Monday, June 18, 2012

Gil Stein appointed to third term as Oriental Institute director

Gil Stein appointed to third term as Oriental Institute director
Gil Stein, a leading scholar of ancient Mesopotamia, has been reappointed for a third five-year term as director of the Oriental Institute, a position he has held since joining UChicago in 2002.

“The Oriental Institute serves as a nexus for research on campus on the ancient Near East, with an extraordinary collection of objects recovered during OI excavations,” wrote Provost Thomas Rosenbaum in a message to faculty. “Under Gil’s leadership, the OI has implemented the first stage of the integrated Database, a long-term project to connect the Oriental Institute’s major archives including hundreds of thousands of objects, images and data records into a single searchable digital resource, and established the Public Education Department with a broad mission of outreach to the University community, elementary and secondary school students, and the public.”     
   
Gil Stein
Gil Stein

The U.S. State Department recently chose the Oriental Institute to help inventory collections at the National Museum of Afghanistan (Kabul) and develop a bilingual English-Dari database of the museum’s holdings, Rosenbaum added.

Over the past five years, the Oriental Institute has made major strides in both archaeological and text-based scholarship.

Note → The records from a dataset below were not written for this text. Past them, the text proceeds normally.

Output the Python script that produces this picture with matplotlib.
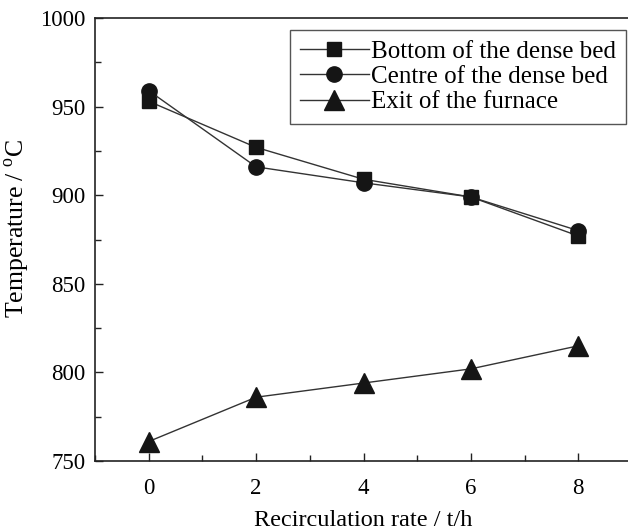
import matplotlib
matplotlib.use("Agg")
import matplotlib.pyplot as plt
from matplotlib.ticker import MultipleLocator

plt.rcParams["font.family"] = "Liberation Serif"
plt.rcParams["mathtext.fontset"] = "custom"
plt.rcParams["mathtext.rm"] = "Liberation Serif"

# recirculation rate (t/h)
rate = [0, 2, 4, 6, 8]
# temperatures (deg C)
bottom_bed = [953, 927, 909, 899, 877]
centre_bed = [959, 916, 907, 899, 880]
furnace_exit = [761, 786, 794, 802, 815]

W, H = 628, 532
fig = plt.figure(figsize=(W / 100, H / 100), dpi=100)
ax = fig.add_axes([95 / W, (H - 461) / H, (632 - 95) / W, (461 - 18) / H])

line_kw = dict(color="#333333", lw=1.0, markerfacecolor="#151515",
               markeredgecolor="#151515")
ax.plot(rate, bottom_bed, marker="s", ms=10, label="Bottom of the dense bed", **line_kw)
ax.plot(rate, centre_bed, marker="o", ms=11, label="Centre of the dense bed", **line_kw)
ax.plot(rate, furnace_exit, marker="^", ms=14, label="Exit of the furnace", **line_kw)

ax.set_xlim(-1, 9)
ax.set_ylim(750, 1000)
ax.set_xticks(rate)
ax.xaxis.set_minor_locator(MultipleLocator(1))
ax.yaxis.set_major_locator(MultipleLocator(50))
ax.yaxis.set_minor_locator(MultipleLocator(25))
ax.tick_params(which="both", direction="in", top=False, right=False,
               labelsize=16.5, width=1.0, color="#222222")
ax.tick_params(which="major", length=6)
ax.tick_params(axis="x", which="major", pad=12)
ax.tick_params(axis="y", which="major", pad=7)
ax.tick_params(which="minor", length=4)
for s in ax.spines.values():
    s.set_linewidth(1.2)
    s.set_color("#222222")

ax.set_xlabel("Recirculation rate / t/h", fontsize=17.5, labelpad=8)
# y label placed by hand so it stays inside the figure
fig.text(17 / W, (H - 228) / H, r"Temperature / $^{\mathrm{o}}$C", fontsize=18.5,
         rotation=90, ha="center", va="center")

leg = ax.legend(loc="upper right", bbox_to_anchor=(626 / W, (H - 30) / H),
                bbox_transform=fig.transFigure, fontsize=18, frameon=True,
                fancybox=False, edgecolor="#555555", framealpha=1,
                handlelength=2.75, handletextpad=0.1, borderpad=0.4,
                labelspacing=0.12, borderaxespad=0)
leg.get_frame().set_linewidth(1.0)

fig.savefig("out.png", dpi=100)
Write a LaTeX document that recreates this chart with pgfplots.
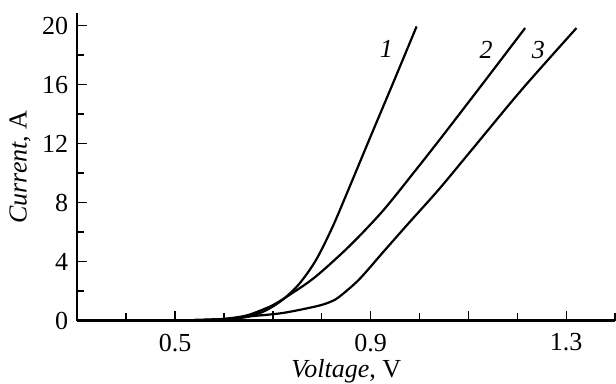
\documentclass[border=0pt]{standalone}
\usepackage{pgfplots}
\pgfplotsset{compat=1.18}
\usepackage{fontspec}
\setmainfont{Liberation Serif}
\begin{document}
\begin{tikzpicture}
\fontsize{13}{15}\selectfont
\begin{axis}[
  at={(0,0)}, anchor=south west,
  scale only axis, width=268.9pt, height=153.7pt,
  xmin=0.3, xmax=1.4, ymin=0, ymax=20.84,
  axis x line*=bottom, axis y line*=left,
  axis line style={line width=1.2pt},
  tick align=inside,
  xtick={0.3,0.5,0.7,0.9,1.1,1.3}, xticklabels={,0.5,,0.9,,1.3},
  minor xtick={0.4,0.6,0.8,1.0,1.2,1.4},
  ytick={0,4,8,12,16,20},
  minor ytick={2,6,10,14,18},
  major tick length=5pt, minor tick length=3.6pt,
  tick style={line width=0.7pt, black},
  /pgf/number format/assume math mode=true,
  xticklabel style={font=\fontsize{13}{15}\selectfont, yshift=-2pt},
  yticklabel style={font=\fontsize{13}{15}\selectfont, xshift=0pt},
  xlabel={\textit{Voltage}, V}, ylabel={\textit{Current}, A},
  label style={font=\fontsize{13}{15}\selectfont},
  xlabel style={yshift=5pt},
  ylabel style={yshift=-3pt},
  clip=false,
]
\addplot[black, line width=1.1pt, smooth] coordinates {
(0.3,0) (0.5,0.02) (0.58,0.08) (0.62,0.15) (0.652,0.29) (0.686,0.70) (0.72,1.42) (0.754,2.5) (0.788,4.1) (0.822,6.35) (0.856,9.0) (0.9,12.5) (0.947,16.2) (0.994,19.95)};
\addplot[black, line width=1.1pt, smooth] coordinates {
(0.3,0) (0.5,0.02) (0.58,0.08) (0.62,0.2) (0.652,0.41) (0.699,1.04) (0.74,1.88) (0.788,3.0) (0.856,5.04) (0.924,7.41) (0.992,10.2) (1.05,12.65) (1.13,16.1) (1.216,19.84)};
\addplot[black, line width=1.1pt, smooth] coordinates {
(0.3,0) (0.5,0.02) (0.58,0.08) (0.62,0.15) (0.652,0.29) (0.72,0.52) (0.788,0.97) (0.815,1.24) (0.835,1.6) (0.876,2.78) (0.924,4.59) (0.978,6.62) (1.039,8.88) (1.107,11.59) (1.21,15.7) (1.321,19.84)};
\node at (axis cs:0.932,18.4) {\textit{1}};
\node at (axis cs:1.136,18.37) {\textit{2}};
\node at (axis cs:1.243,18.37) {\textit{3}};
\end{axis}
\pgfresetboundingbox
\path (-38.65pt,-31.65pt) rectangle (269.35pt,160.35pt);
\end{tikzpicture}
\end{document}
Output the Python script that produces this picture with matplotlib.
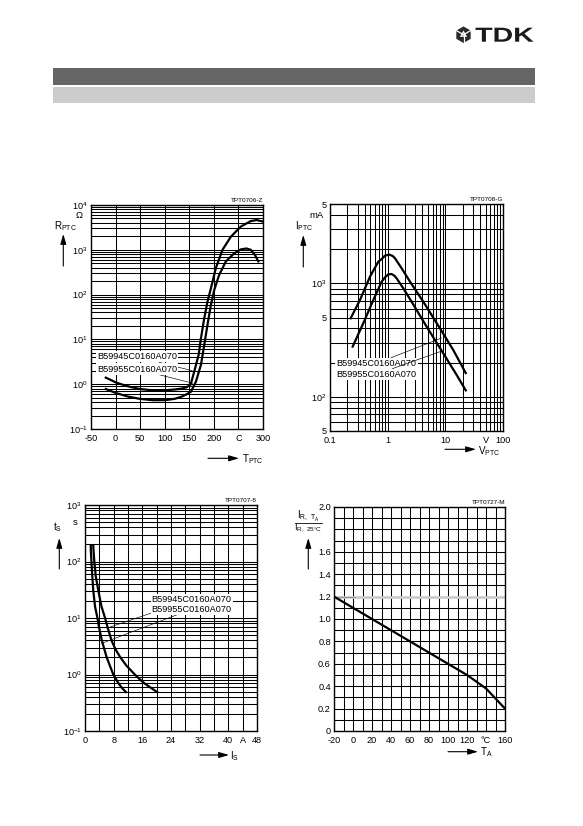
import numpy as np
import matplotlib
matplotlib.use('Agg')
import matplotlib.pyplot as plt
from matplotlib.ticker import FixedLocator, NullFormatter, LogLocator, MultipleLocator
from matplotlib.textpath import TextPath
from matplotlib.font_manager import FontProperties
from matplotlib.patches import PathPatch, Rectangle, RegularPolygon, Polygon
from matplotlib.transforms import Affine2D

plt.rcParams['font.family'] = ['Liberation Sans', 'DejaVu Sans']
plt.rcParams['axes.unicode_minus'] = False

# ---------------- data ----------------
part_labels = ['B59945C0160A070', 'B59955C0160A070']

# Chart 1: R_PTC (ohm) vs T_PTC (deg C)
t1_a = [-20, -10, 0, 15, 30, 50, 75, 100, 120, 135, 145, 153, 160, 169, 173.7, 180.4, 187,
        194, 204, 217.6, 234.5, 254.8, 275, 287, 300]
r1_a = [1.4, 1.25, 1.1, 0.97, 0.87, 0.78, 0.73, 0.73, 0.76, 0.8, 0.86, 1.0, 1.9, 4.5, 10.5,
        29.5, 69, 138, 390, 1000, 1950, 3300, 4370, 4620, 4270]
t1_b = [-20, 0, 25, 50, 75, 100, 120, 135, 145, 153.4, 163.5, 173.7, 180.4, 187, 194, 200.7,
        210.8, 224.4, 241.3, 254.8, 266.3, 275, 283.8, 290.5]
r1_b = [0.78, 0.64, 0.53, 0.47, 0.44, 0.44, 0.47, 0.53, 0.6, 0.68, 1.14, 2.7, 7.5, 21, 59, 126,
        275, 550, 830, 1020, 1070, 1000, 760, 550]

# Chart 2: I_PTC (mA) vs V_PTC (V)
v2_a = [0.228, 0.331, 0.494, 0.689, 0.787, 0.899, 1.07, 1.22, 1.34, 1.75, 2.44, 4.15, 8.07,
        13.7, 22.6]
i2_a = [492, 713, 1146, 1552, 1637, 1754, 1790, 1742, 1662, 1355, 1034, 689, 401, 259, 162]
v2_b = [0.247, 0.378, 0.564, 0.787, 0.90, 1.03, 1.17, 1.31, 1.43, 1.87, 2.6, 4.74, 9.2, 15.7,
        22.6]
i2_b = [277, 445, 713, 1035, 1130, 1200, 1208, 1167, 1107, 903, 689, 415, 242, 156, 114]

# Chart 3: t_S (s) vs I_S (A)
i3_a = [1.6, 1.65, 1.8, 2.0, 2.3, 2.8, 3.4, 4.0, 4.7, 5.4, 6.0, 7.0, 7.9, 8.7, 9.4, 10.4, 11.4]
t3_a = [190, 150, 100, 60, 31, 16, 10.5, 6.5, 4.0, 2.8, 2.06, 1.4, 1.0, 0.82, 0.69, 0.57, 0.49]
i3_b = [2.3, 2.4, 2.6, 3.0, 3.7, 4.6, 5.6, 6.5, 7.4, 8.5, 9.75, 11.5, 13.9, 15.3, 16.7, 18.4, 20.1]
t3_b = [190, 150, 100, 55, 31, 16, 10, 6.2, 4.0, 2.8, 2.06, 1.45, 1.0, 0.82, 0.69, 0.58, 0.49]

# Chart 4: I_R,TA / I_R,25C vs T_A
t4 = [-20, 0, 20, 40, 60, 80, 100, 120, 140, 160]
ir4 = [1.2, 1.1, 1.0, 0.9, 0.8, 0.7, 0.6, 0.5, 0.38, 0.2]

# tick labels
x1_ticks = [-50, 0, 50, 100, 150, 200, 250, 300]
x1_labels = ['-50', '0', '50', '100', '150', '200', 'C', '300']
y1_ticks = [0.1, 1, 10, 100, 1000, 10000]
y1_labels = [r'$\mathregular{10^{-1}}$', r'$\mathregular{10^{0}}$', r'$\mathregular{10^{1}}$',
             r'$\mathregular{10^{2}}$', r'$\mathregular{10^{3}}$', r'$\mathregular{10^{4}}$']
x2_ticks = [0.1, 1, 10, 50, 100]
x2_labels = ['0.1', '1', '10', 'V', '100']
y2_ticks = [50, 100, 500, 1000, 5000]
y2_labels = ['5', r'$\mathregular{10^{2}}$', '5', r'$\mathregular{10^{3}}$', '5']
x3_ticks = [0, 8, 16, 24, 32, 40, 44, 48]
x3_labels = ['0', '8', '16', '24', '32', '40', 'A', '48']
y3_ticks = [0.1, 1, 10, 100, 1000]
y3_labels = [r'$\mathregular{10^{-1}}$', r'$\mathregular{10^{0}}$', r'$\mathregular{10^{1}}$',
             r'$\mathregular{10^{2}}$', r'$\mathregular{10^{3}}$']
x4_ticks = [-20, 0, 20, 40, 60, 80, 100, 120, 140, 160]
x4_labels = ['-20', '0', '20', '40', '60', '80', '100', '120', '°C', '160']
y4_ticks = [0, 0.2, 0.4, 0.6, 0.8, 1.0, 1.2, 1.4, 1.6, 2.0]
y4_labels = ['0', '0.2', '0.4', '0.6', '0.8', '1.0', '1.2', '1.4', '1.6', '2.0']

# ---------------- figure ----------------
W, H = 583, 826
fig = plt.figure(figsize=(W / 100, H / 100), dpi=100)
fig.patch.set_facecolor('white')

bg = fig.add_axes([0, 0, 1, 1])
bg.set_xlim(0, W)
bg.set_ylim(H, 0)
bg.axis('off')


def px_axes(L, R, T, B):
    return fig.add_axes([L / W, (H - B) / H, (R - L) / W, (B - T) / H])


FS = 6.6
LW_CURVE = 1.6
LBL = 7.1


def style(ax, code):
    ax.set_axisbelow(True)
    ax.grid(which='both', color='black', lw=0.75)
    ax.tick_params(which='both', length=0, labelsize=FS)
    ax.tick_params(axis='x', which='both', pad=3.6)
    ax.tick_params(axis='y', which='both', pad=2.3)
    for sp in ax.spines.values():
        sp.set_linewidth(1.0)
    ax.text(1.0, 1.008, code, transform=ax.transAxes, ha='right', va='bottom', fontsize=4.6)


def log_minor(axis):
    axis.set_minor_locator(LogLocator(base=10, subs=np.arange(2, 10), numticks=100))
    axis.set_minor_formatter(NullFormatter())


def leader(ax, text, xy, xytext):
    ax.annotate(text, xy=xy, xytext=xytext, fontsize=FS, ha='left', va='center',
                bbox=dict(boxstyle='square,pad=0.12', fc='white', ec='none'),
                arrowprops=dict(arrowstyle='-', lw=0.45, color='black', shrinkA=0, shrinkB=0),
                zorder=5)


def up_arrow(x, y0, y1):
    bg.annotate('', xy=(x, y1), xytext=(x, y0),
                arrowprops=dict(arrowstyle='-|>,head_length=0.75,head_width=0.22', lw=0.8,
                                color='black', shrinkA=0, shrinkB=0, mutation_scale=8))


def right_arrow(x0, x1, y):
    bg.annotate('', xy=(x1, y), xytext=(x0, y),
                arrowprops=dict(arrowstyle='-|>,head_length=0.75,head_width=0.22', lw=0.8,
                                color='black', shrinkA=0, shrinkB=0, mutation_scale=8))


# ---- header ----
bg.add_patch(Rectangle((52.7, 67.7), 482.3, 17.3, fc='#666666', ec='none'))
bg.add_patch(Rectangle((52.7, 87.0), 482.3, 16.3, fc='#cccccc', ec='none'))

# TDK logo
fp = FontProperties(family='Liberation Sans', weight='bold')
tp = TextPath((0, 0), 'TDK', size=1, prop=fp)
ext = tp.get_extents()
sx = 58.0 / ext.width
sy = 14.0 / ext.height
tr = Affine2D().translate(-ext.x0, -ext.y0).scale(sx, -sy).translate(475.5, 41.7) + bg.transData
bg.add_patch(PathPatch(tp, transform=tr, fc='#1a1a1a', ec='none'))
cx, cy = 463.5, 34.7
bg.add_patch(RegularPolygon((cx, cy), numVertices=6, radius=8.3, orientation=0,
                            fc='#2a2a2a', ec='none'))
tri = [(cx + 4.2 * np.sin(a), cy - 4.2 * np.cos(a)) for a in np.deg2rad([0, 120, 240])]
bg.add_patch(Polygon(tri, closed=True, fc='white', ec='none'))
for a in np.deg2rad([60, 180, 300]):
    bg.plot([cx, cx + 8 * np.sin(a)], [cy, cy - 8 * np.cos(a)], color='white', lw=0.9)
bg.add_patch(RegularPolygon((cx, cy), numVertices=3, radius=1.6, orientation=np.pi,
                            fc='#2a2a2a', ec='none'))

# ---- Chart 1 ----
ax1 = px_axes(91, 263, 205, 429)
ax1.set_yscale('log')
ax1.set_xlim(-50, 300)
ax1.set_ylim(0.1, 1e4)
ax1.xaxis.set_major_locator(FixedLocator(x1_ticks))
ax1.set_xticklabels(x1_labels)
ax1.yaxis.set_major_locator(FixedLocator(y1_ticks))
ax1.set_yticklabels(y1_labels)
log_minor(ax1.yaxis)
style(ax1, 'TPT0706-Z')
ax1.plot(t1_a, r1_a, color='black', lw=LW_CURVE, zorder=4, solid_joinstyle='round')
ax1.plot(t1_b, r1_b, color='black', lw=LW_CURVE, zorder=4, solid_joinstyle='round')
leader(ax1, part_labels[0], (156, 2.0), (-38, 4.1))
leader(ax1, part_labels[1], (157, 1.05), (-38, 2.18))

bg.text(54.5, 226, r'$\mathregular{R_{PTC}}$', fontsize=LBL, ha='left', va='center')
bg.text(79.5, 216, 'Ω', fontsize=6.8, ha='center', va='center')
up_arrow(63.3, 266, 234)
right_arrow(208, 239, 458.3)
bg.text(241.5, 459.5, r'$\mathregular{T_{PTC}}$', fontsize=LBL, ha='left', va='center')

# ---- Chart 2 ----
ax2 = px_axes(330, 503, 204, 431)
ax2.set_xscale('log')
ax2.set_yscale('log')
ax2.set_xlim(0.1, 100)
ax2.set_ylim(50, 5000)
ax2.xaxis.set_major_locator(FixedLocator(x2_ticks))
ax2.set_xticklabels(x2_labels)
ax2.yaxis.set_major_locator(FixedLocator(y2_ticks))
ax2.set_yticklabels(y2_labels)
log_minor(ax2.xaxis)
log_minor(ax2.yaxis)
style(ax2, 'TPT0708-G')
ax2.plot(v2_a, i2_a, color='black', lw=LW_CURVE, zorder=4, solid_joinstyle='round')
ax2.plot(v2_b, i2_b, color='black', lw=LW_CURVE, zorder=4, solid_joinstyle='round')
leader(ax2, part_labels[0], (8.6, 330), (0.13, 197))
leader(ax2, part_labels[1], (8.1, 250), (0.13, 158))

bg.text(295, 226, r'$\mathregular{I_{PTC}}$', fontsize=LBL, ha='left', va='center')
bg.text(323.5, 215.5, 'mA', fontsize=6.8, ha='right', va='center')
up_arrow(303.3, 267, 235)
right_arrow(445, 476, 449.3)
bg.text(478, 451.5, r'$\mathregular{V_{PTC}}$', fontsize=LBL, ha='left', va='center')

# ---- Chart 3 ----
ax3 = px_axes(85, 257, 505, 731)
ax3.set_yscale('log')
ax3.set_xlim(0, 48)
ax3.set_ylim(0.1, 1000)
ax3.xaxis.set_major_locator(FixedLocator(x3_ticks))
ax3.set_xticklabels(x3_labels)
ax3.xaxis.set_minor_locator(MultipleLocator(4))
ax3.yaxis.set_major_locator(FixedLocator(y3_ticks))
ax3.set_yticklabels(y3_labels)
log_minor(ax3.yaxis)
style(ax3, 'TPT0707-8')
ax3.plot(i3_a, t3_a, color='black', lw=LW_CURVE, zorder=4, solid_joinstyle='round')
ax3.plot(i3_b, t3_b, color='black', lw=LW_CURVE, zorder=4, solid_joinstyle='round')
leader(ax3, part_labels[0], (6.05, 6.6), (18.6, 21.4))
leader(ax3, part_labels[1], (4.66, 3.56), (18.6, 14.3))

bg.text(53, 527, r'$\mathregular{t_{S}}$', fontsize=LBL, ha='left', va='center')
bg.text(75.5, 522.5, 's', fontsize=6.8, ha='center', va='center')
up_arrow(59.3, 569, 538)
right_arrow(200, 229, 755)
bg.text(230.5, 756.5, r'$\mathregular{I_{S}}$', fontsize=LBL, ha='left', va='center')

# ---- Chart 4 ----
ax4 = px_axes(334, 505, 507, 731)
ax4.set_xlim(-20, 160)
ax4.set_ylim(0, 2.0)
ax4.xaxis.set_major_locator(FixedLocator(x4_ticks))
ax4.set_xticklabels(x4_labels)
ax4.xaxis.set_minor_locator(MultipleLocator(10))
ax4.yaxis.set_major_locator(FixedLocator(y4_ticks))
ax4.set_yticklabels(y4_labels)
ax4.yaxis.set_minor_locator(MultipleLocator(0.1))
style(ax4, 'TPT0727-M')
ax4.axhline(1.2, color='#cdcdcd', lw=2.0, zorder=1)
ax4.axhline(1.2, xmin=0, xmax=22 / 180, color='#8a8a8a', lw=0.6, zorder=1.1)
ax4.plot(t4, ir4, color='black', lw=LW_CURVE, zorder=4, solid_joinstyle='round')

bg.text(308.0, 516.0, r'$\mathregular{I_{R,\ T_A}}$', fontsize=6.9, ha='center', va='center')
bg.plot([295, 321.5], [522.7, 522.7], color='black', lw=0.6)
bg.text(308.0, 528.5, r'$\mathregular{I_{R,\ 25°C}}$', fontsize=6.5, ha='center', va='center')
up_arrow(308.3, 569, 538)
right_arrow(448, 478, 751.7)
bg.text(480, 752.5, r'$\mathregular{T_{A}}$', fontsize=LBL, ha='left', va='center')

fig.savefig('out.png', dpi=100, facecolor='white')
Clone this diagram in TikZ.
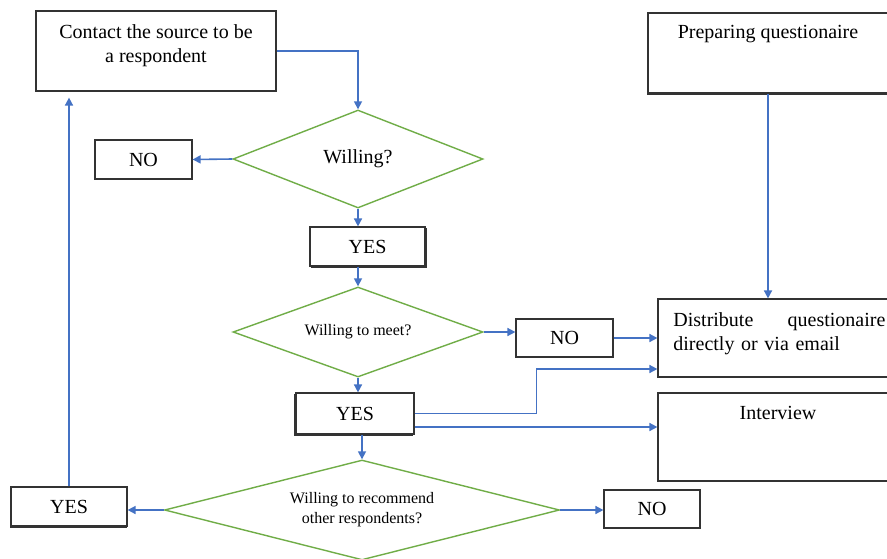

The Chicago Assyrian Dictionary has been completed after 90 years of work, and the Institute is now developing a new project to explore and document the early development of writing systems in Mesopotamia during the third millennium B.C.

The Persepolis Fortification Archive project and the Epigraphic Survey are using advanced digital technology to document crucial written records of the Persian Empire and ancient Egypt. In the last five years the Oriental Institute has dramatically increased the scope of its archaeological research, initiating four new excavations in Egypt (Edfu), Syria (Tell Zeidan), Israel (Marj Rabba in the Galilee) and the first joint American-Palestinian excavations in the West Bank at Khirbet al-Mafjar (early Islamic Jericho)

“The Oriental Institute is a uniquely valuable resource for scholarship and for the University of Chicago. I deeply appreciate being given the opportunity to contribute to the ongoing work of strengthening the Institute and building its research capacity for the future,” Stein said.

He said his top two priorities are to expand the scope of Oriental Institute research, and to secure the resources to build a solid foundation in people, programs and infrastructure. “These are the crucial building blocks to maintain our position as one of the world’s leading centers of innovation and discovery in studying the civilizations of the ancient Middle East,” Stein said.

He noted that the region is sometimes unstable politically. “By ensuring the critical mass of scholarly expertise and resources at the Oriental Institute, we will be able to move rapidly and flexibly take advantage of these new research opportunities when they do arise — especially in key regions such as Iraq and Iran,” Stein added.

A professor in Near Eastern Languages and Civilizations, Stein has been conducting fieldwork in Syria at Tell Zeidan, where he is investigating the earliest precursors of Mesopotamian urbanism in the Ubaid period — ca. 5300 B.C. He also has worked in Turkey, where he has overseen important excavations at Hacinebi, a 5,500-year-old Mesopotamian colony in the Euphrates River valley of southeast Turkey that is part of the world's first-known colonial system.

Stein is the author of Rethinking World Systems: Diasporas, Colonies and Interaction in Uruk Mesopotamia, edited The Archaeology of Colonial Encounters and The Uruk Expansion: Northern Perspectives from Hacinebi, Hassek Höyük and Gawra, and co-edited (with Mitchell Rothman) Chiefdoms and Early States in the Near East: The Organizational Dynamics of Complexity. He has been a National Science Foundation graduate fellow, a Fulbright scholar in Turkey, a resident scholar at the School of American Research, and has held a Howard Fellowship from Brown University.       
Prior to joining UChicago, he was a professor of anthropology at Northwestern University. He received his bachelor’s in archaeology from Yale University (1978) and his PhD in anthropology from the University of Pennsylvania (1988).